◆ What you will do:
Copy out every line of the data exactly.

◆ Provided material:
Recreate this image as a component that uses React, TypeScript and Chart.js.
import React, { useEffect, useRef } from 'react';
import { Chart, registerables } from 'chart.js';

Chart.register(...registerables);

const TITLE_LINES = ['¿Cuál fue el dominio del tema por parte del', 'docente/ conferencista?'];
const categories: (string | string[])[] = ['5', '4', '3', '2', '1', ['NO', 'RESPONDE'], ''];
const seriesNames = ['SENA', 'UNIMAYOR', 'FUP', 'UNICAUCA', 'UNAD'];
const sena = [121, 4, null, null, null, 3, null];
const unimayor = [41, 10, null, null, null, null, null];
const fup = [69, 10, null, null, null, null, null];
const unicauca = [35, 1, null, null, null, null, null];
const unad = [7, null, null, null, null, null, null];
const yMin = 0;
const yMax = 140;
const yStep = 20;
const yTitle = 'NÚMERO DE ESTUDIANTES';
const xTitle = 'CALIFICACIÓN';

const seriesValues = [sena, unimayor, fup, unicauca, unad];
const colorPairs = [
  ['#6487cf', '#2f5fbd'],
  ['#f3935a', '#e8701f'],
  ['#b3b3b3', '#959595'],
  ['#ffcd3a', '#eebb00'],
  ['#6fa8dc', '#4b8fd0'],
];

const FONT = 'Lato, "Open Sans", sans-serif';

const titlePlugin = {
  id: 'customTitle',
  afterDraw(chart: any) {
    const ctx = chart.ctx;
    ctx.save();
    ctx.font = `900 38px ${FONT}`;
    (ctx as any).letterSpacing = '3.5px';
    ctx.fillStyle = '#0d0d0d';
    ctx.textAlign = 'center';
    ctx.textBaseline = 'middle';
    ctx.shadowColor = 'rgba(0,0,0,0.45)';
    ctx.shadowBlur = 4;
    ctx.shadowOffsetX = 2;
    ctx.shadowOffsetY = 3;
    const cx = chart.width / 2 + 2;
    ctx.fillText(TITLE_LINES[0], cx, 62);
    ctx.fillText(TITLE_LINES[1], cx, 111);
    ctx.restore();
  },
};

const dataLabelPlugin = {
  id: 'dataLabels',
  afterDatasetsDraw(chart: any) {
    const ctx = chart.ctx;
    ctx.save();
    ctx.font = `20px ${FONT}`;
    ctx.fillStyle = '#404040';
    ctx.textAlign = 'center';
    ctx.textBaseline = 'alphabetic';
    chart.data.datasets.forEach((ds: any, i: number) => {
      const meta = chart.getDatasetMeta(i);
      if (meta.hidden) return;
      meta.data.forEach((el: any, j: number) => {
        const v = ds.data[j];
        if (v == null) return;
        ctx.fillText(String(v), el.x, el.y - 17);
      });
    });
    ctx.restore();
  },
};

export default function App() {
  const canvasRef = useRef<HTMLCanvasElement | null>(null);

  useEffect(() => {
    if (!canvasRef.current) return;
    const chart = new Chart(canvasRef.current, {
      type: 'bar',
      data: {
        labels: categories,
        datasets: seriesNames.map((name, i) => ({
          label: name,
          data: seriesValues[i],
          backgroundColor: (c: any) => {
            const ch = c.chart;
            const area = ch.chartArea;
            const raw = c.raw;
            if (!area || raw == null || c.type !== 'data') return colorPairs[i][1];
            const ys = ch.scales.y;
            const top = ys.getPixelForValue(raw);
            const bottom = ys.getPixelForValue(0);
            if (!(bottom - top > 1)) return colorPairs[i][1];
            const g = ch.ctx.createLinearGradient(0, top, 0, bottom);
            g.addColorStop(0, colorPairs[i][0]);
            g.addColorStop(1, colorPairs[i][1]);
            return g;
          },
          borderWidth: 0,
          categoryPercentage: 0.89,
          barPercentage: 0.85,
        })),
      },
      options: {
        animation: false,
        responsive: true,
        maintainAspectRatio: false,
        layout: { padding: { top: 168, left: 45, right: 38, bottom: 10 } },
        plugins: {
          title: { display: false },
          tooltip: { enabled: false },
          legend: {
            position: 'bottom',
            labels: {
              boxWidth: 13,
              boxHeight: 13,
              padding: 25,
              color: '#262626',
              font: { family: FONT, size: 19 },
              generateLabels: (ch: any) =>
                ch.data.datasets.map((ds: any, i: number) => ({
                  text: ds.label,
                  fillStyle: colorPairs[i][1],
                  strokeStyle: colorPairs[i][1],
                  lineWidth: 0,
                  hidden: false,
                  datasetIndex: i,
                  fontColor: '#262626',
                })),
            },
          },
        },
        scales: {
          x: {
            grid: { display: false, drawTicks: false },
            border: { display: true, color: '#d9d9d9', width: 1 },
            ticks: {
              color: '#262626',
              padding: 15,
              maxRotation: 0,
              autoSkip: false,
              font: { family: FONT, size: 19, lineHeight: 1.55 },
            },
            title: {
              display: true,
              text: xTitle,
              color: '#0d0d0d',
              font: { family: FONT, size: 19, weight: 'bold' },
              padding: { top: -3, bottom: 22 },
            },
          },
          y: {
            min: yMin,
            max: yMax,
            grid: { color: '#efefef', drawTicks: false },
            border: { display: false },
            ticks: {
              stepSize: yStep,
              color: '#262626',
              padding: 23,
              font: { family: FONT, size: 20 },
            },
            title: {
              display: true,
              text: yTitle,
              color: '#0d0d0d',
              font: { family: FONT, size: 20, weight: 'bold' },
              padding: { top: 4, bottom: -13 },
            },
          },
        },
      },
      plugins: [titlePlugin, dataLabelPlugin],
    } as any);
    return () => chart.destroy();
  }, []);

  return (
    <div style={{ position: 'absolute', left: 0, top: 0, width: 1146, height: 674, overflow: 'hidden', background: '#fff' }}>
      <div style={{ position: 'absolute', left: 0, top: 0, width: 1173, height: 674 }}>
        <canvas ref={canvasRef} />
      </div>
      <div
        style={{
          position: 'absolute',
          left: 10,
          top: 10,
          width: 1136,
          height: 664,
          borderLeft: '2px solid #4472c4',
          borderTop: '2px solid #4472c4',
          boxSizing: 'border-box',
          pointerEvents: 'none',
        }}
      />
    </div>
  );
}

◆ Solution to the problem:
Recreate this image as a component that uses React, TypeScript and Chart.js.
import React, { useEffect, useRef } from 'react';
import { Chart, registerables } from 'chart.js';

Chart.register(...registerables);

const TITLE_LINES = ['¿Cuál fue el dominio del tema por parte del', 'docente/ conferencista?'];
const categories: (string | string[])[] = ['5', '4', '3', '2', '1', ['NO', 'RESPONDE'], ''];
const seriesNames = ['SENA', 'UNIMAYOR', 'FUP', 'UNICAUCA', 'UNAD'];
const sena = [121, 4, null, null, null, 3, null];
const unimayor = [41, 10, null, null, null, null, null];
const fup = [69, 10, null, null, null, null, null];
const unicauca = [35, 1, null, null, null, null, null];
const unad = [7, null, null, null, null, null, null];
const yMin = 0;
const yMax = 140;
const yStep = 20;
const yTitle = 'NÚMERO DE ESTUDIANTES';
const xTitle = 'CALIFICACIÓN';

const seriesValues = [sena, unimayor, fup, unicauca, unad];
const colorPairs = [
  ['#6487cf', '#2f5fbd'],
  ['#f3935a', '#e8701f'],
  ['#b3b3b3', '#959595'],
  ['#ffcd3a', '#eebb00'],
  ['#6fa8dc', '#4b8fd0'],
];

const FONT = 'Lato, "Open Sans", sans-serif';

const titlePlugin = {
  id: 'customTitle',
  afterDraw(chart: any) {
    const ctx = chart.ctx;
    ctx.save();
    ctx.font = `900 38px ${FONT}`;
    (ctx as any).letterSpacing = '3.5px';
    ctx.fillStyle = '#0d0d0d';
    ctx.textAlign = 'center';
    ctx.textBaseline = 'middle';
    ctx.shadowColor = 'rgba(0,0,0,0.45)';
    ctx.shadowBlur = 4;
    ctx.shadowOffsetX = 2;
    ctx.shadowOffsetY = 3;
    const cx = chart.width / 2 + 2;
    ctx.fillText(TITLE_LINES[0], cx, 62);
    ctx.fillText(TITLE_LINES[1], cx, 111);
    ctx.restore();
  },
};

const dataLabelPlugin = {
  id: 'dataLabels',
  afterDatasetsDraw(chart: any) {
    const ctx = chart.ctx;
    ctx.save();
    ctx.font = `20px ${FONT}`;
    ctx.fillStyle = '#404040';
    ctx.textAlign = 'center';
    ctx.textBaseline = 'alphabetic';
    chart.data.datasets.forEach((ds: any, i: number) => {
      const meta = chart.getDatasetMeta(i);
      if (meta.hidden) return;
      meta.data.forEach((el: any, j: number) => {
        const v = ds.data[j];
        if (v == null) return;
        ctx.fillText(String(v), el.x, el.y - 17);
      });
    });
    ctx.restore();
  },
};

export default function App() {
  const canvasRef = useRef<HTMLCanvasElement | null>(null);

  useEffect(() => {
    if (!canvasRef.current) return;
    const chart = new Chart(canvasRef.current, {
      type: 'bar',
      data: {
        labels: categories,
        datasets: seriesNames.map((name, i) => ({
          label: name,
          data: seriesValues[i],
          backgroundColor: (c: any) => {
            const ch = c.chart;
            const area = ch.chartArea;
            const raw = c.raw;
            if (!area || raw == null || c.type !== 'data') return colorPairs[i][1];
            const ys = ch.scales.y;
            const top = ys.getPixelForValue(raw);
            const bottom = ys.getPixelForValue(0);
            if (!(bottom - top > 1)) return colorPairs[i][1];
            const g = ch.ctx.createLinearGradient(0, top, 0, bottom);
            g.addColorStop(0, colorPairs[i][0]);
            g.addColorStop(1, colorPairs[i][1]);
            return g;
          },
          borderWidth: 0,
          categoryPercentage: 0.89,
          barPercentage: 0.85,
        })),
      },
      options: {
        animation: false,
        responsive: true,
        maintainAspectRatio: false,
        layout: { padding: { top: 168, left: 45, right: 38, bottom: 10 } },
        plugins: {
          title: { display: false },
          tooltip: { enabled: false },
          legend: {
            position: 'bottom',
            labels: {
              boxWidth: 13,
              boxHeight: 13,
              padding: 25,
              color: '#262626',
              font: { family: FONT, size: 19 },
              generateLabels: (ch: any) =>
                ch.data.datasets.map((ds: any, i: number) => ({
                  text: ds.label,
                  fillStyle: colorPairs[i][1],
                  strokeStyle: colorPairs[i][1],
                  lineWidth: 0,
                  hidden: false,
                  datasetIndex: i,
                  fontColor: '#262626',
                })),
            },
          },
        },
        scales: {
          x: {
            grid: { display: false, drawTicks: false },
            border: { display: true, color: '#d9d9d9', width: 1 },
            ticks: {
              color: '#262626',
              padding: 15,
              maxRotation: 0,
              autoSkip: false,
              font: { family: FONT, size: 19, lineHeight: 1.55 },
            },
            title: {
              display: true,
              text: xTitle,
              color: '#0d0d0d',
              font: { family: FONT, size: 19, weight: 'bold' },
              padding: { top: -3, bottom: 22 },
            },
          },
          y: {
            min: yMin,
            max: yMax,
            grid: { color: '#efefef', drawTicks: false },
            border: { display: false },
            ticks: {
              stepSize: yStep,
              color: '#262626',
              padding: 23,
              font: { family: FONT, size: 20 },
            },
            title: {
              display: true,
              text: yTitle,
              color: '#0d0d0d',
              font: { family: FONT, size: 20, weight: 'bold' },
              padding: { top: 4, bottom: -13 },
            },
          },
        },
      },
      plugins: [titlePlugin, dataLabelPlugin],
    } as any);
    return () => chart.destroy();
  }, []);

  return (
    <div style={{ position: 'absolute', left: 0, top: 0, width: 1146, height: 674, overflow: 'hidden', background: '#fff' }}>
      <div style={{ position: 'absolute', left: 0, top: 0, width: 1173, height: 674 }}>
        <canvas ref={canvasRef} />
      </div>
      <div
        style={{
          position: 'absolute',
          left: 10,
          top: 10,
          width: 1136,
          height: 664,
          borderLeft: '2px solid #4472c4',
          borderTop: '2px solid #4472c4',
          boxSizing: 'border-box',
          pointerEvents: 'none',
        }}
      />
    </div>
  );
}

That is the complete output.